Brave new words : the power of writing now…Susheila Nasta & Rukhsana Yasmin (eds.). 2019. Brave New Words: The Power of Writing Now.

In these specially commissioned essays, fifteen writers examine the value of literature and critical thinking in modern times. Olumide Popoola’s essay, All the Feels: vulnerability as political vision, proposes ‘a different way of engaging with politics’ (p.193), acknowledging the importance of anger in fighting back against oppression while also advocating the power of vulnerability as a means of bringing about political change. In What a Time to be a (Black) (British) (Womxn) Writer, Bernadine Evaristo explores the connection between the internet, social media and activism today in relation to her own experience creating a platform as a young writer. Other contributors include Shivanee Ramlochan, Mukoma Wa Ngugi and James Kelman. The anthology was published to celebrate the thirty-fifth anniversary of the international writing magazine Wasafiri.

 

Decolonizing theory : thinking across…Aditya Nigam. 2020. Decolonizing Theory: Thinking Across Traditions.

In this work, Nigam highlights the necessity of unravelling theory from its Western origins and of creating a space beyond Western modernity and capitalism.

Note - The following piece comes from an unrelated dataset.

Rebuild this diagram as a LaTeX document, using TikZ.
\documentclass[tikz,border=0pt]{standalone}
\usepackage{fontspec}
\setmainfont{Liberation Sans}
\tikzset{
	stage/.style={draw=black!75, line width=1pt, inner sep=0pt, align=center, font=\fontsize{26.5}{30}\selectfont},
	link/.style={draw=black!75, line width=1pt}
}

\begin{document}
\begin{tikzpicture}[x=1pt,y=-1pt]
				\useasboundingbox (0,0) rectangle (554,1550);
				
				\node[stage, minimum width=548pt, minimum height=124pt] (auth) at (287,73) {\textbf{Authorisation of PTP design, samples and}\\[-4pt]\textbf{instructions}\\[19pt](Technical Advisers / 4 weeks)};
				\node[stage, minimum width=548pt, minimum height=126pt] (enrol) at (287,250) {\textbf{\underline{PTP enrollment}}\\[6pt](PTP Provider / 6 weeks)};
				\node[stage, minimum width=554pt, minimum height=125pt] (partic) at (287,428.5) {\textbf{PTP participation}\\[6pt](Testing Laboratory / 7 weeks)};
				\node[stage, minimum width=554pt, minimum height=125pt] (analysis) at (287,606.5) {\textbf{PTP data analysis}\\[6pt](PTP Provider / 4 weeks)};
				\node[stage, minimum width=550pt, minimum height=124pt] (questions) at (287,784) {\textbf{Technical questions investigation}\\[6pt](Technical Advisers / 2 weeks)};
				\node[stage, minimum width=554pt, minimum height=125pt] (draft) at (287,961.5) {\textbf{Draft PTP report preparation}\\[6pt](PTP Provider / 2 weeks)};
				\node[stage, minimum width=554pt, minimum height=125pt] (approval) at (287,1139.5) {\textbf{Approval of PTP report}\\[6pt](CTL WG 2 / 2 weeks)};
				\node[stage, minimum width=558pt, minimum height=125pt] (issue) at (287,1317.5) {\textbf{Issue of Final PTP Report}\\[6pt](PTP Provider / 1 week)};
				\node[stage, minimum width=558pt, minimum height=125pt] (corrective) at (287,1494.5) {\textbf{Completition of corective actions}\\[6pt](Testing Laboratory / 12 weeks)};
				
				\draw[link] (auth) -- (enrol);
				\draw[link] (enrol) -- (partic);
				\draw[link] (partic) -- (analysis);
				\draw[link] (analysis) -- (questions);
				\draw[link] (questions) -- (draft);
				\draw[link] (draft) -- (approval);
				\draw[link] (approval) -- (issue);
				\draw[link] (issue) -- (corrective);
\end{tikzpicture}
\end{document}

Nigam argues that it is essential to draw on understanding and ideas from other thought traditions to reconstruct social and political theory and to create an ‘outside’ to escape the totality of Eurocentric theory.

 

 

The Cambridge companion to English…Sarah Ogilvie (ed). 2020. The Cambridge Companion to English Dictionaries.

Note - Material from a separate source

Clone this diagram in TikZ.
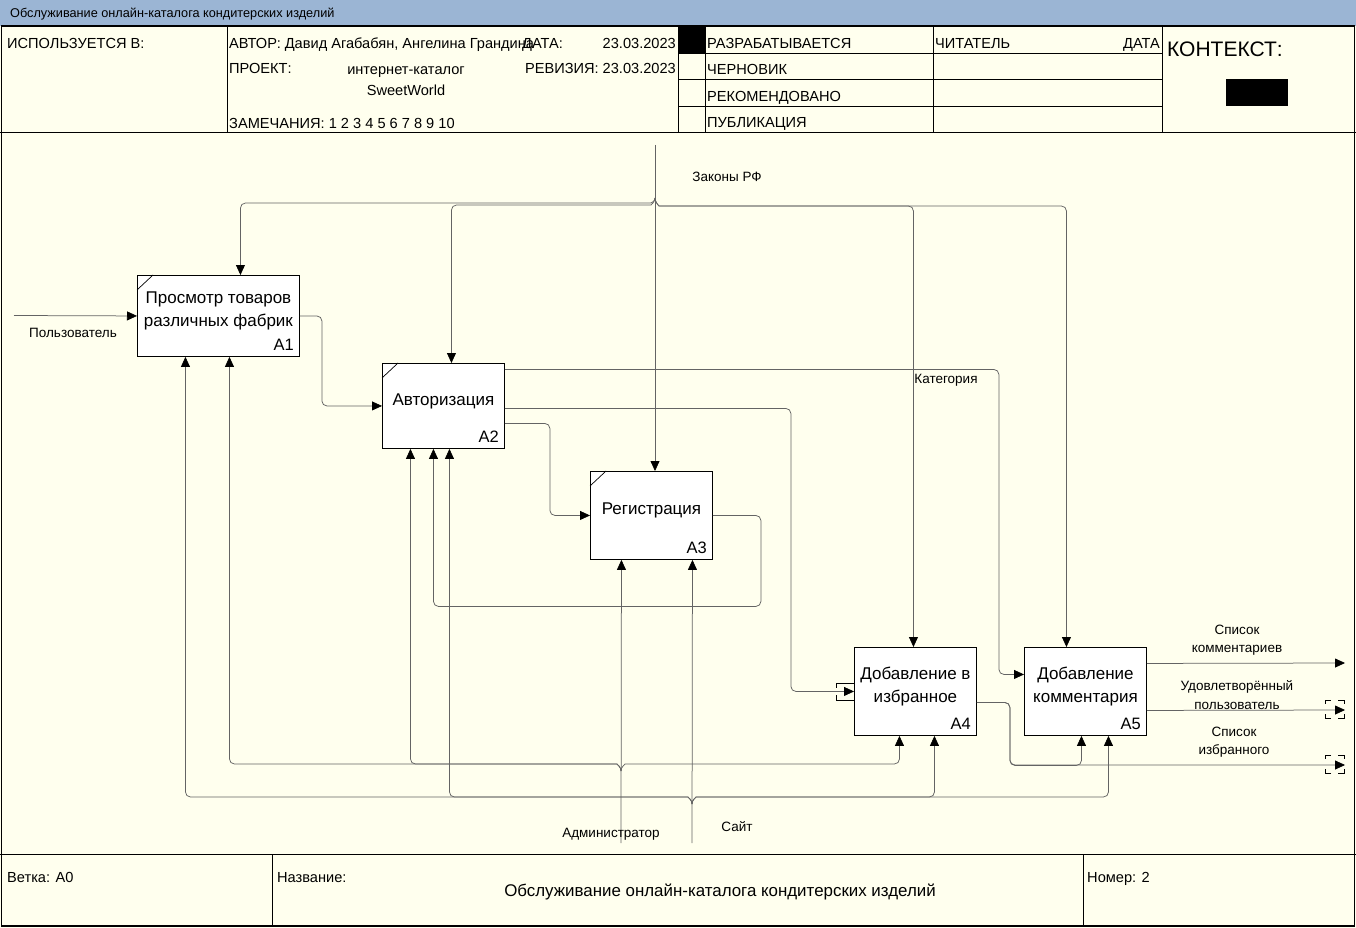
\documentclass[tikz,border=0pt]{standalone}
\usepackage{fontspec}
\setmainfont{Liberation Sans}
\usetikzlibrary{arrows.meta}

\definecolor{paper}{RGB}{255,255,238}
\definecolor{titlebar}{RGB}{155,181,212}
\definecolor{wire}{RGB}{100,100,100}

\begin{document}
\begin{tikzpicture}[
    x=1pt, y=-1pt,
    func/.style     = {draw=black, fill=white, line width=0.9pt, anchor=north west,
                       inner sep=0pt, minimum width=122pt, minimum height=88pt},
    functext/.style = {font=\fontsize{17}{23}\selectfont, align=center, inner sep=0pt},
    funcnum/.style  = {font=\fontsize{16.5}{18}\selectfont, anchor=south east, inner sep=0pt},
    flow/.style     = {draw=wire, line width=0.75pt, rounded corners=5pt},
    arr/.style      = {flow, -{Triangle[length=10pt,width=9pt,color=black]}},
    lbl/.style      = {font=\fontsize{13.5}{18.5}\selectfont, align=center, inner sep=0pt},
    hdr/.style      = {font=\fontsize{14.6}{16}\selectfont, anchor=base west, inner sep=0pt},
    grid/.style     = {draw=black, line width=0.8pt},
    tunnel/.style   = {draw=black, line width=0.6pt}
  ]
    \useasboundingbox (0,0) rectangle (1356,928);

    %% ---- sheet and title bar ----
    \fill[paper] (0,0) rectangle (1356,928);
    \fill[titlebar] (0,0) rectangle (1356,26);
    \node[font=\fontsize{12.7}{14}\selectfont, anchor=base west, inner sep=0pt] (ttl) at (10,18)
      {Обслуживание онлайн-каталога кондитерских изделий};
    \draw[black, line width=1.5pt] (1.5,26) rectangle (1354.5,926);
    \draw[grid] (0,132) -- (1356,132);
    \draw[grid] (0,854) -- (1356,854);

    %% ---- header ----
    \foreach \x in {227,678,705,933,1162}
      \draw[grid] (\x,26) -- (\x,132);
    \foreach \y in {53,79,106}
      \draw[grid] (678,\y) -- (1162,\y);
    \fill[black] (679,27) rectangle (705,53);
    \fill[black] (1226,79) rectangle (1288,106);

    \node[hdr] (usedin) at (7,49)   {ИСПОЛЬЗУЕТСЯ В:};
    \node[hdr] (author) at (229,49) {АВТОР: Давид Агабабян, Ангелина Грандина};
    \node[hdr] (datek)  at (522,49) {ДАТА:};
    \node[hdr, anchor=base east] (datev) at (676,49) {23.03.2023};
    \node[hdr] (proj)   at (229,74) {ПРОЕКТ:};
    \node[hdr, anchor=base] (projv1) at (406,75) {интернет-каталог};
    \node[hdr, anchor=base] (projv2) at (406,96) {SweetWorld};
    \node[hdr, anchor=base east] (rev) at (676,74) {РЕВИЗИЯ: 23.03.2023};
    \node[hdr] (notes)  at (229,129) {ЗАМЕЧАНИЯ: 1 2 3 4 5 6 7 8 9 10};

    \node[hdr] (st1) at (707,49)  {РАЗРАБАТЫВАЕТСЯ};
    \node[hdr] (st2) at (707,75)  {ЧЕРНОВИК};
    \node[hdr] (st3) at (707,102) {РЕКОМЕНДОВАНО};
    \node[hdr] (st4) at (707,128) {ПУБЛИКАЦИЯ};
    \node[hdr] (reader) at (935,49) {ЧИТАТЕЛЬ};
    \node[hdr, anchor=base east] (rdate) at (1160,49) {ДАТА};
    \node[hdr, font=\fontsize{21}{22}\selectfont] (ctx) at (1167,57) {КОНТЕКСТ:};

    %% ---- footer ----
    \foreach \x in {272,1083}
      \draw[grid] (\x,854) -- (\x,926);
    \node[hdr] (branch) at (7,882)    {Ветка: A0};
    \node[hdr] (namek)  at (277,882)  {Название:};
    \node[hdr, anchor=base, font=\fontsize{16.9}{18}\selectfont] (namev) at (720,896)
      {Обслуживание онлайн-каталога кондитерских изделий};
    \node[hdr] (num)    at (1087,882) {Номер: 2};

    %% ---- functions ----
    \node[func, minimum width=162pt, minimum height=81pt] (A1) at (137,275) {};
    \node[func, minimum height=85pt] (A2) at (382,363) {};
    \node[func] (A3) at (590,471) {};
    \node[func] (A4) at (854,647) {};
    \node[func] (A5) at (1024,647) {};

    \node[functext] (A1t) at ([yshift=5pt]A1.center) {Просмотр товаров\\различных фабрик};
    \node[functext] (A2t) at ([yshift=5pt]A2.center) {Авторизация};
    \node[functext] (A3t) at ([yshift=5pt]A3.center) {Регистрация};
    \node[functext] (A4t) at ([yshift=5pt]A4.center) {Добавление в\\избранное};
    \node[functext] (A5t) at ([yshift=5pt]A5.center) {Добавление\\комментария};

    \foreach \b in {A1,A2,A3,A4,A5}
      \node[funcnum] (\b n) at ([shift={(-6,-6)}]\b.south east) {\b};
    \foreach \b in {A1,A2,A3}
      \draw[black, line width=0.7pt] ([yshift=-15pt]\b.north west) -- ([xshift=16pt]\b.north west);

    %% ---- sources and sinks ----
    \coordinate (usr)     at (14,315.5);
    \coordinate (lawtop)  at (655,145);
    \coordinate (lawj)    at (655,198);
    \coordinate (admsrc)  at (621,843);
    \coordinate (admj)    at (621,771);
    \coordinate (sitesrc) at (692,843);
    \coordinate (sitej)   at (692,804);
    \coordinate (out1)    at (1345,663);
    \coordinate (out2)    at (1345,710);
    \coordinate (out3)    at (1345,765);

    %% ---- inputs and outputs ----
    \draw[arr] (usr) -- (A1.west);
    \draw[arr] (A1.east) -- ++(22,0) |- (A2.west);
    \draw[arr] ([yshift=-17.5pt]A2.east) -- ++(45,0) |- (A3.west);
    \draw[arr] ([yshift=-2.5pt]A2.east) -- ++(286,0) |- (A4.west);
    \draw[arr] ([yshift=36.5pt]A2.east) -- ++(494,0) |- ([yshift=17pt]A5.west);
    \draw[arr] (A3.east) -- ++(48,0) -- ++(0,91) -| ([xshift=-10pt]A2.south);
    \draw[arr] ([yshift=-11pt]A4.east) -- ++(33,0) |- (out3);
    \draw[arr] ([yshift=-11pt]A4.east) -- ++(33,0) -- ++(0,63) -| ([xshift=-4pt]A5.south);
    \draw[arr] ([yshift=28pt]A5.east) -- (out1);
    \draw[arr] ([yshift=-19pt]A5.east) -- (out2);

    %% ---- controls: Законы РФ ----
    \draw[arr] (lawtop) -- (lawtop |- A3.north);
    \draw[arr] (lawj) to[out=-90,in=0] ++(-9,5) -| ([xshift=22pt]A1.north);
    \draw[arr] (lawj) to[out=-90,in=0] ++(-9,7) -| ([xshift=8pt]A2.north);
    \draw[arr] (lawj) to[out=-90,in=180] ++(9,8) -| ([xshift=-2pt]A4.north);
    \draw[arr] (lawj) to[out=-90,in=180] ++(9,8) -| ([xshift=-19pt]A5.north);

    %% ---- mechanisms: Администратор, Сайт ----
    \draw[arr] (admsrc) -- ([xshift=-30pt]A3.south);
    \draw[arr] (admj) to[out=90,in=0] ++(-9,-7) -| ([xshift=11pt]A1.south);
    \draw[arr] (admj) to[out=90,in=0] ++(-9,-7) -| ([xshift=-33pt]A2.south);
    \draw[arr] (admj) to[out=90,in=180] ++(9,-7) -| ([xshift=-16pt]A4.south);

    \draw[arr] (sitesrc) -- ([xshift=41pt]A3.south);
    \draw[arr] (sitej) to[out=90,in=0] ++(-9,-7) -| ([xshift=-33pt]A1.south);
    \draw[arr] (sitej) to[out=90,in=0] ++(-9,-7) -| ([xshift=6pt]A2.south);
    \draw[arr] (sitej) to[out=90,in=180] ++(9,-7) -| ([xshift=19pt]A4.south);
    \draw[arr] (sitej) to[out=90,in=180] ++(9,-7) -| ([xshift=23pt]A5.south);

    %% ---- tunnels ----
    \draw[tunnel] ([shift={(0,-8)}]A4.west) -- ++(-18,0) -- ++(0,5);
    \draw[tunnel] ([shift={(0,9)}]A4.west) -- ++(-18,0) -- ++(0,-5);
    \foreach \o in {out2,out3} {
      \draw[tunnel] ([shift={(-14,-10)}]\o) -| ++(-6,4);
      \draw[tunnel] ([shift={(-14,8)}]\o) -| ++(-6,-4);
      \draw[tunnel] ([shift={(-7,-10)}]\o) -| ++(6,4);
      \draw[tunnel] ([shift={(-7,8)}]\o) -| ++(6,-4);
    }

    %% ---- arrow labels ----
    \node[lbl] (usrl)  at (73,333)   {Пользователь};
    \node[lbl] (lawl)  at (727,177)  {Законы РФ};
    \node[lbl] (catl)  at (946,380)  {Категория};
    \node[lbl] (adml)  at (611,834)  {Администратор};
    \node[lbl] (sitel) at (737,827)  {Сайт};
    \node[lbl] (out1l) at (1237,640) {Список\\комментариев};
    \node[lbl] (out2l) at (1237,695) {Удовлетворённый\\пользователь};
    \node[lbl] (out3l) at (1234,742) {Список\\избранного};
  \end{tikzpicture}
\end{document}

This wide-ranging book outlines the important issues surrounding the concept of the dictionary genre as an authoritative text, and gives a new perspective into the progression of English dictionaries over the course of time. The work is divided into three overarching sections – Part I: Issues in English Lexicography; Part II: English Dictionaries Throughout the Centuries; and Part III: Dictionaries of English and Related Varieties. The contributors pose questions regarding the dictionary text as an instrument through which to educate, to standardise and to display prestige and power, and analyse the relationship between dictionaries and national identity.